6. **Static typing is a free win.** CPython had to fit untyped values into LLVM. Mochi has typed bytecode in compiler3 already, so we can ship typed stencils (e.g., `add_int_int` distinct from `add_float_float`) and eliminate runtime type tests that CPython must perform.
7. **Path to optimization.** Once copy-and-patch ships, the natural phase-2 upgrade is a Liftoff-style virtual-stack overlay that does cross-op register allocation. The stencils stay the same; we just stop spilling between them. This is a smooth growth path, not a rewrite.

**Why not the alternatives:**

- **Sparkplug-style per-op template JIT** (`06_template_jit_per_opcode.md`): requires us to hand-write all the assembly, including ABI prologues, slow paths, and per-ISA encodings. Copy-and-patch lets Clang generate this for us. Sparkplug is the right phase-2 choice if we want IC slots.
- **chibicc-style single-pass AOT** (`07_chibicc_walkthrough.md`): excellent for AOT-only deployment, but slow at compile time (shells out to `cc`) and produces a worse JIT story. Best reserved for `mochi build` AOT mode, layered on top of the JIT.
- **QBE backend** (`08_qbe_for_naive_emit.md`): smaller engineering cost than chibicc but adds a runtime dependency. The libqbe Go port mitigates this. Strong runner-up; the right phase-2 choice if we want better long-running-server perf.
- **JSC Baseline JIT** (`02_jsc_baseline_jit.md`): too much engineering for phase 1 (inline-cache machinery dominates). Defer to phase 3.
- **MLIR dialects** (`papers/03_mlir_dialects_2026.md`): ~18 months of work and a C++ build dependency. Phase 5+.

## §4 Phased plan

- **Phase 1 (MEP-42, 8-10 weeks):** Copy-and-patch JIT, x86-64 Linux + macOS, arm64 macOS. AOT mode reuses the same stencils written to ELF/Mach-O via a small linker driver.
- **Phase 2 (MEP-43, 6-8 weeks):** Add Liftoff-style virtual-stack cross-op register allocation. Same stencil set, smarter glue.
- **Phase 3 (MEP-44, 8-12 weeks):** Add tier-2 optimizing backend via QBE (or roll our own).
- **Phase 4 (MEP-45 or later):** Inline caches for first-class function dispatch and dynamic-dispatch sites.

## §5 Engineering cost summary

| Approach | Phase 1 cost | Phase 2 cost | Runtime perf vs vm3 |
|---|---|---|---|
| Copy-and-patch (recommended) | 8 wk | n/a | 3-5x |
| Per-op template JIT | 11 wk | +6 wk arm64 | 3-5x |
| chibicc-style AOT | 11 wk | +regalloc | 3x |
| QBE via libqbe | 5 wk | n/a | 5x |
| MLIR/LLVM | 78+ wk | n/a | 10x |

## §6 Mochi adaptation note

Map to existing Mochi code:

- `runtime/vm3/op.go`: source for the opcode list.
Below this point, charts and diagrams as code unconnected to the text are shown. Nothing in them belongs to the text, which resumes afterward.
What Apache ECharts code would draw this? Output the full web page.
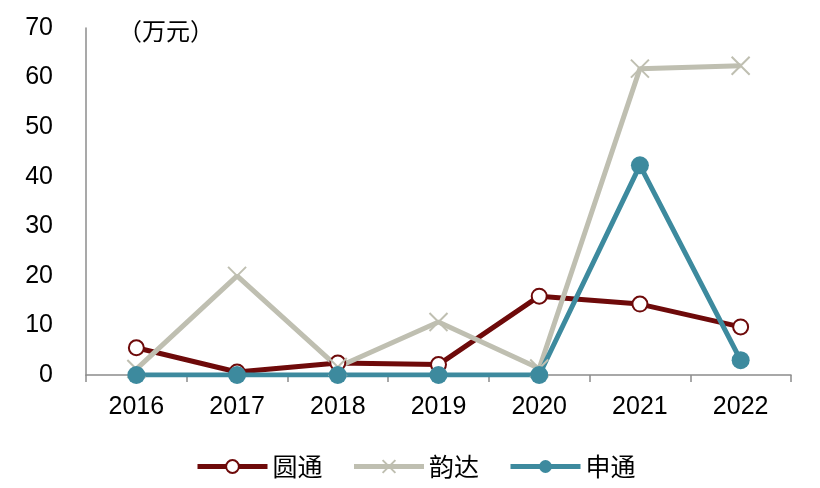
<!DOCTYPE html>
<html><head><meta charset="utf-8">
<script src="https://cdn.jsdelivr.net/npm/echarts@6/dist/echarts.min.js"></script>
<style>html,body{margin:0;padding:0;background:#fff}#c{width:820px;height:488px}</style>
</head><body><div id="c"></div>
<script>
const categories = ['2016','2017','2018','2019','2020','2021','2022'];
const yuantong = [5.5, 0.6, 2.4, 2.1, 15.9, 14.3, 9.7];
const yunda = [1.2, 20.0, 1.6, 10.7, 1.3, 61.8, 62.4];
const shentong = [0, 0, 0, 0, 0, 42.3, 3.0];
const yTicks = [0, 10, 20, 30, 40, 50, 60, 70];

const font = '"Liberation Sans", Arial, "Noto Sans CJK SC", sans-serif';
const chart = echarts.init(document.getElementById('c'));
chart.setOption({
  animation: false,
  backgroundColor: '#fff',
  grid: { left: 86, right: 29, top: 28, bottom: 113 },
  graphic: [{
    type: 'text', left: 118, top: 19,
    style: { text: '（万元）', font: '24px "Noto Sans CJK SC", sans-serif', fill: '#000' }
  }],
  legend: {
    bottom: 4, left: 190, itemWidth: 70, itemHeight: 16, itemGap: 29,
    lineStyle: { width: 5 },
    textStyle: { fontSize: 25, color: '#000', fontFamily: '"Noto Sans CJK SC", sans-serif' },
    data: ['圆通', '韵达', '申通']
  },
  xAxis: {
    type: 'category', data: categories, boundaryGap: true,
    axisLine: { lineStyle: { color: '#8c8c8c', width: 1.5 } },
    axisTick: { show: true, length: 7, lineStyle: { color: '#8c8c8c', width: 1.5 } },
    axisLabel: { color: '#000', fontSize: 25, margin: 20, fontFamily: font }
  },
  yAxis: {
    type: 'value', min: yTicks[0], max: yTicks[yTicks.length-1], interval: 10,
    splitLine: { show: false },
    axisLine: { show: true, lineStyle: { color: '#8c8c8c', width: 1.5 } },
    axisTick: { show: false },
    axisLabel: { color: '#000', fontSize: 25, margin: 33, fontFamily: font }
  },
  series: [
    {
      name: '圆通', type: 'line', data: yuantong,
      lineStyle: { color: '#6e0a0a', width: 5 },
      symbol: 'circle', symbolSize: 15,
      itemStyle: { color: '#fff', borderColor: '#6e0a0a', borderWidth: 2 }
    },
    {
      name: '韵达', type: 'line', data: yunda,
      lineStyle: { color: '#bfbfb1', width: 5 },
      symbol: 'path://M0,0L10,10M10,0L0,10', symbolSize: 18,
      itemStyle: { color: '#bfbfb1', borderColor: '#bfbfb1', borderWidth: 2 }
    },
    {
      name: '申通', type: 'line', data: shentong,
      lineStyle: { color: '#3d8a9e', width: 5 },
      symbol: 'circle', symbolSize: 18,
      itemStyle: { color: '#3d8a9e', borderColor: '#3d8a9e', borderWidth: 0 }
    }
  ]
});
</script></body></html>
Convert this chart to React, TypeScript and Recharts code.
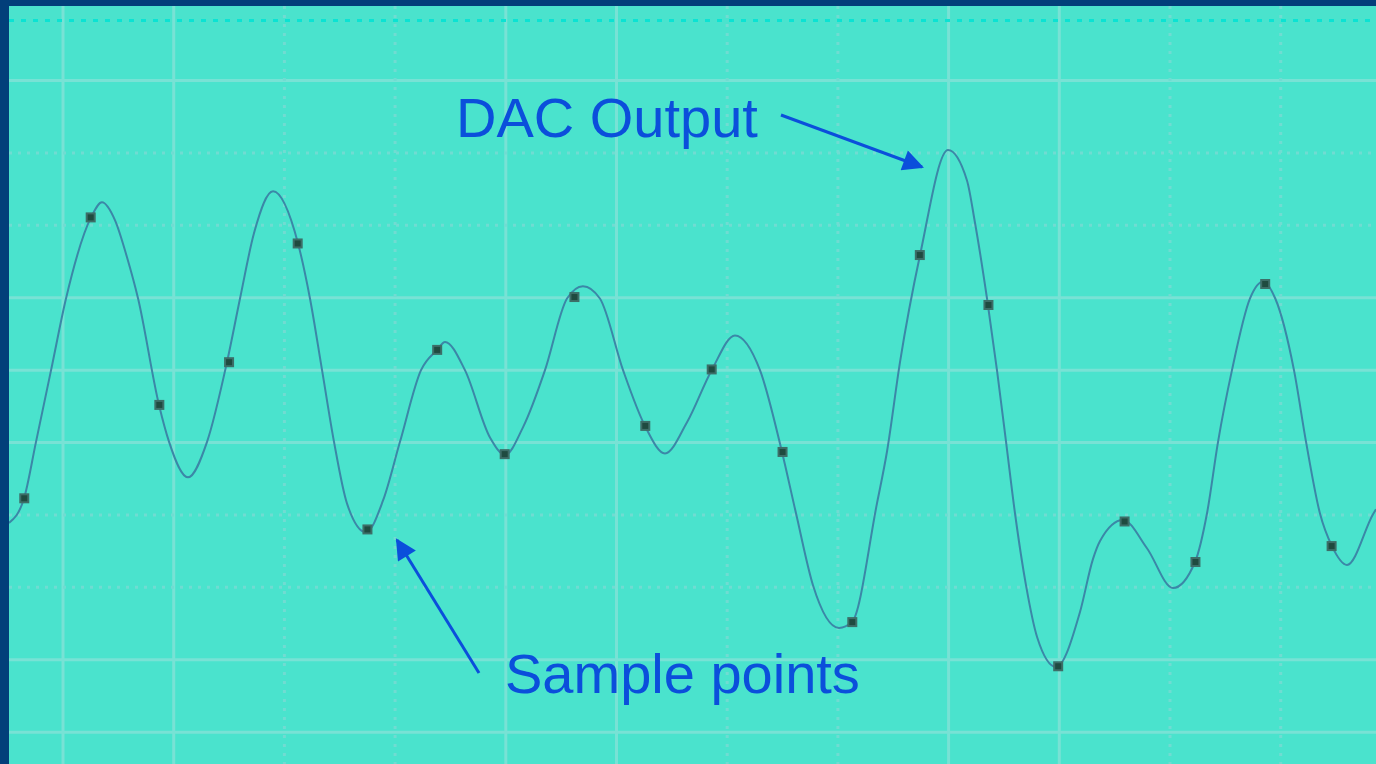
import { ComposedChart, Line, Scatter, XAxis, YAxis, CartesianGrid, ReferenceLine } from 'recharts';

// time axis: grid every 10 units; level axis: grid every 1 unit
const gridTimes = [0, 10, 20, 30, 40, 50, 60, 70, 80, 90, 100, 110];
const gridLevels = [0, 1, 2, 3, 4, 5, 6, 7, 8, 9];
const majorTimes = [0, 10, 40, 50, 80, 90];
const minorTimes = [20, 30, 60, 70, 100, 110];
const majorLevels = [0, 1, 4, 5, 6, 9];
const minorLevels = [2, 3, 7, 8];

// sample instants and levels (dots)
const sampleTimes = [-3.5, 2.5, 8.7, 15.0, 21.2, 27.5, 33.8, 39.9, 46.2, 52.6, 58.6, 65.0, 71.3, 77.4, 83.6, 89.9, 95.9, 102.3, 108.6, 114.6];
const sampleLevels = [3.23, 7.11, 4.52, 5.11, 6.75, 2.8, 5.28, 3.84, 6.01, 4.23, 5.01, 3.87, 1.52, 6.59, 5.9, 0.91, 2.91, 2.35, 6.19, 2.57];

// reconstructed DAC output (extremes + grid crossings)
const dacTimes = [
  -4.88, -3.52, -2.44, -1.08, 0.27, 2.53, 3.52, 4.7, 5.78, 6.78, 8.67, 9.58, 11.29, 13.01, 14.81, 15.99, 17.25,
  18.97, 21.23, 22.31, 23.4, 24.48, 25.65, 27.37, 28.91, 30.44, 32.34, 33.79, 34.51, 36.31, 38.57, 39.93, 41.55,
  43.54, 45.53, 46.97, 48.5, 50.59, 52.57, 54.38, 56.37, 58.63, 60.7, 62.96, 64.95, 66.22, 67.75, 70.1, 71.27,
  73.53, 74.44, 75.61, 77.42, 79.95, 81.66, 82.38, 83.47, 84.37, 85.19, 86.0, 86.99, 88.0, 89.7, 91.87, 93.04,
  93.68, 95.75, 97.92, 100.27, 102.26, 103.34, 104.34, 105.6, 107.23, 108.4, 109.51, 111.2, 112.29, 113.55,
  114.63, 115.99, 118.34, 118.61,
];
const dacLevels = [
  2.89, 3.23, 4.01, 5.0, 5.99, 7.11, 7.32, 7.07, 6.56, 5.99, 4.52, 4.01, 3.52, 4.01, 5.11, 5.99, 6.89,
  7.47, 6.75, 5.99, 5.0, 4.01, 3.16, 2.76, 3.2, 4.01, 5.0, 5.28, 5.39, 5.0, 4.07, 3.83, 4.21,
  5.0, 5.99, 6.16, 5.99, 5.0, 4.23, 3.85, 4.28, 5.01, 5.48, 5.0, 3.87, 3.02, 2.03, 1.44, 1.52,
  3.16, 3.88, 5.11, 6.59, 8.04, 7.62, 7.04, 5.99, 5.0, 4.01, 3.02, 2.03, 1.31, 0.9, 1.66, 2.39,
  2.64, 2.93, 2.54, 1.99, 2.35, 3.02, 4.01, 5.0, 5.99, 6.22, 5.99, 5.0, 4.01, 3.02,
  2.57, 2.31, 3.01, 3.08,
];

const samples = sampleTimes.map((t, i) => ({ t, v: sampleLevels[i] }));
const dac = dacTimes.map((t, i) => ({ t, v: dacLevels[i] }));

const BLUE = '#0B4FDB';

function SquareDot(props: any) {
  const { cx, cy } = props;
  if (cx == null || cy == null) return null;
  return (
    <g>
      <rect x={cx - 5} y={cy - 5} width={10} height={10} fill="#3D6E68" />
      <rect x={cx - 3} y={cy - 3} width={6} height={6} fill="#1F4B40" />
    </g>
  );
}

export default function App() {
  return (
    <div style={{ position: 'fixed', left: 0, top: 0, width: 1376, height: 764, background: '#023F7A', overflow: 'hidden' }}>
      <div style={{ position: 'absolute', left: 9, top: 6, width: 1367, height: 758, background: '#4AE3CD' }}>
        <ComposedChart width={1367} height={758} margin={{ top: 0, right: 0, bottom: 0, left: 0 }}>
          <CartesianGrid
            stroke="#78E2D5"
            strokeWidth={3}
            horizontalValues={majorLevels}
            verticalValues={majorTimes}
          />
          <CartesianGrid
            stroke="#70DCD2"
            strokeWidth={3}
            strokeDasharray="3 6"
            horizontalValues={minorLevels}
            verticalValues={minorTimes}
          />
          <XAxis
            dataKey="t"
            type="number"
            domain={[-4.88, 118.61]}
            ticks={gridTimes}
            allowDataOverflow
            hide
          />
          <YAxis dataKey="v" type="number" domain={[-0.44, 10.03]} ticks={gridLevels} allowDataOverflow hide />
          <ReferenceLine y={9.83} stroke="#0BE3D3" strokeWidth={3} strokeDasharray="5 7" />
          <Line
            data={dac}
            dataKey="v"
            type="monotone"
            stroke="#3B87A7"
            strokeWidth={2}
            dot={false}
            activeDot={false}
            isAnimationActive={false}
          />
          <Scatter data={samples} dataKey="v" shape={<SquareDot />} isAnimationActive={false} />
        </ComposedChart>
      </div>
      <svg width={1376} height={764} style={{ position: 'absolute', left: 0, top: 0, pointerEvents: 'none' }}>
        <defs>
          <marker id="head" viewBox="0 0 10 10" refX="9" refY="5" markerWidth="8" markerHeight="7" orient="auto" markerUnits="strokeWidth">
            <path d="M0,0 L10,5 L0,10 z" fill={BLUE} />
          </marker>
        </defs>
        <text x={456} y={137} fontFamily="'Liberation Sans', Arial, sans-serif" fontSize={56} fill={BLUE}>
          DAC Output
        </text>
        <line x1={781} y1={115} x2={922} y2={167} stroke={BLUE} strokeWidth={3} markerEnd="url(#head)" />
        <text x={505} y={693} fontFamily="'Liberation Sans', Arial, sans-serif" fontSize={56} fill={BLUE}>
          Sample points
        </text>
        <line x1={479} y1={673} x2={397} y2={540} stroke={BLUE} strokeWidth={3} markerEnd="url(#head)" />
      </svg>
    </div>
  );
}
Each Op gets a C stencil function.
- `runtime/vm3/cell.go`: the 8-byte Cell handle is what stencils manipulate.
- `runtime/vm3/arenas.go`: arena base pointers occupy reserved registers; stencils load via known offsets.
- `runtime/vm3/frame.go`: the three-bank register file dictates the stencil register convention.
- `compiler3/emit/`: existing package, add the patcher here.
- `compiler3/stencils/` (new): generated Go file with stencil byte arrays and hole tables.
- `compiler3/ir/`: source of typed IR ops that drive stencil selection.

## §7 Open risks

1. **ABI drift.** Clang's stencil output may not match what our runtime patcher expects across Clang versions. Mitigation: pin a Clang version in CI; differential-test against the vm3 interpreter on every change.
2. **macOS arm64 JIT entitlement.** Requires a signed binary with the proper entitlement plist. We need to document this and ship a signed Mochi binary.
3. **Code-cache memory pressure.** Stencils are larger than handwritten templates. Cap the executable region and fall back to vm3 interpretation when full.
4. **Cross-compilation testing.** Stencils are platform-specific. CI must build and test on every target.

## §8 References

- All `naive/0*.md` and `papers/0*.md` files in this directory.
- Xu/Kjolstad copy-and-patch PDF: https://fredrikbk.com/publications/copy-and-patch.pdf.
- PEP 744: https://peps.python.org/pep-0744/.
- LWN coverage of the CPython JIT: https://lwn.net/Articles/977855/.
- Mochi MEP-40 spec (vm3 + compiler3): /Users/apple/notes/Spec/MEP-40-vm3-compiler3.md (internal).